In the six-page document, church leaders wrote, “Respect for creation includes respect for one’s biological sex.” They continued, “The human person is a body-soul union, and the body — as created male or female — is an essential aspect of the human person. The mystery of human sexuality as a key component of personal identity is received as a gift created by God that we are not authorized to seek to change.”
The new rules apply to the 80 parishes, 17 schools, and 130,000 members under Bishop William Joensen’s leadership, according to the New York Post.
Additionally, the diocese barred the use of drugs for transgender treatments.
“Students and those entrusted to the care of the church are not permitted to take ‘puberty blockers,’ even if self-administered, on parish or school property, with the purpose of a potential or actual ‘gender reassignment,'” stated the diocese, even calling such treatments “mutilation” and “morally prohibited.”
The responses to the statement were mixed, with some lauding the diocese and others condemning it.
One Democratic lawmaker, Iowa state Sen. Claire Celsi, was not pleased with the policy update, telling the Des Moines Register, “This is not what Jesus would do.”
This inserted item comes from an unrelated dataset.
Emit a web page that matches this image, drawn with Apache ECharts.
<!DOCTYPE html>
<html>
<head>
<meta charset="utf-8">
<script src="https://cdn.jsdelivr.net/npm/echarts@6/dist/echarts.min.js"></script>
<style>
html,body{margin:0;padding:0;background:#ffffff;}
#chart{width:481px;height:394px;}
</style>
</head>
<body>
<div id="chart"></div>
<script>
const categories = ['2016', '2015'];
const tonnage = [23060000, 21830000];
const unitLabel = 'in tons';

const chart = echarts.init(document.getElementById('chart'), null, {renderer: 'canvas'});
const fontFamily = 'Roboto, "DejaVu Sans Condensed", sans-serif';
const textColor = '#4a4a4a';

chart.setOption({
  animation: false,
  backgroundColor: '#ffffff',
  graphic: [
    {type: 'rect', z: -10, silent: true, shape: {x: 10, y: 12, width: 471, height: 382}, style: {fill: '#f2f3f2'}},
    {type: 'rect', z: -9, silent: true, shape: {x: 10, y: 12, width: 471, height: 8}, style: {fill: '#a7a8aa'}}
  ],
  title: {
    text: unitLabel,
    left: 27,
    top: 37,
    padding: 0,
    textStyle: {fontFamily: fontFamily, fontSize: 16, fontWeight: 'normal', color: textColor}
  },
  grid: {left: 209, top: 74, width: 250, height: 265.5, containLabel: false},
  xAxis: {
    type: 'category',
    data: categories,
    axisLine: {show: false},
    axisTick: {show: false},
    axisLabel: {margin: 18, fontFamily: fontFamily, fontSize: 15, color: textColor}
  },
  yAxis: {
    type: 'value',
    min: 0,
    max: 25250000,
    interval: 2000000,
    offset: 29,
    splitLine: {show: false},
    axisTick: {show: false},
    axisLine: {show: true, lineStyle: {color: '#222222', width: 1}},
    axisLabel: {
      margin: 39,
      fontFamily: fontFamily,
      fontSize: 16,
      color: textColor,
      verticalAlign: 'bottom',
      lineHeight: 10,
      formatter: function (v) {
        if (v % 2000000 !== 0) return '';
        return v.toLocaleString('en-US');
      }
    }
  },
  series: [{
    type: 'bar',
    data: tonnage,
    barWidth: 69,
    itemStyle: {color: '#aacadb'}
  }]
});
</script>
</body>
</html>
“To actually come out, and say, ‘We’re going to stamp this out, we’re going to pretend like it doesn’t exist,’ and issue this kind of edict is, I think, reprehensible,” she added.
Courtney Reyes, executive director for the LGBTQ group One Iowa, rebuked the church, claiming, “You cannot pretend to be compassionate while misgendering people and denying them access to any and all spaces under your control.”
Others praised the diocese for its bold shift, writing, “At last!” while another called the rules “good.”
“Finally,” added someone else, “a church that is acting like a church.”
It’s important to note, too, the diocese is not abandoning those experiencing gender dysphoria or struggling in some other way with their sexual identities.
The leaders’ statement outlines that those “who express a tension between their biological sex and their ‘gender'” should be “guided to appropriate ministers and counselors who will assist the person in a manner that is in accord with the directives and teachings of the church.”
“The diagnosis of gender dysphoria does not merit the alteration of one’s body through drug-induced hormone therapies or surgery,” the statement continued. “Rather, one is entitled to receive unconditional love and support, as well as psychological and pastoral care.”
Ultimately, church leaders said the diocese “fervently hopes that all persons experiencing gender dysphoria know … they are unconditionally loved by Jesus Christ and by the Church, and that they are vital members of the Body of Christ who have a home in the family of God.”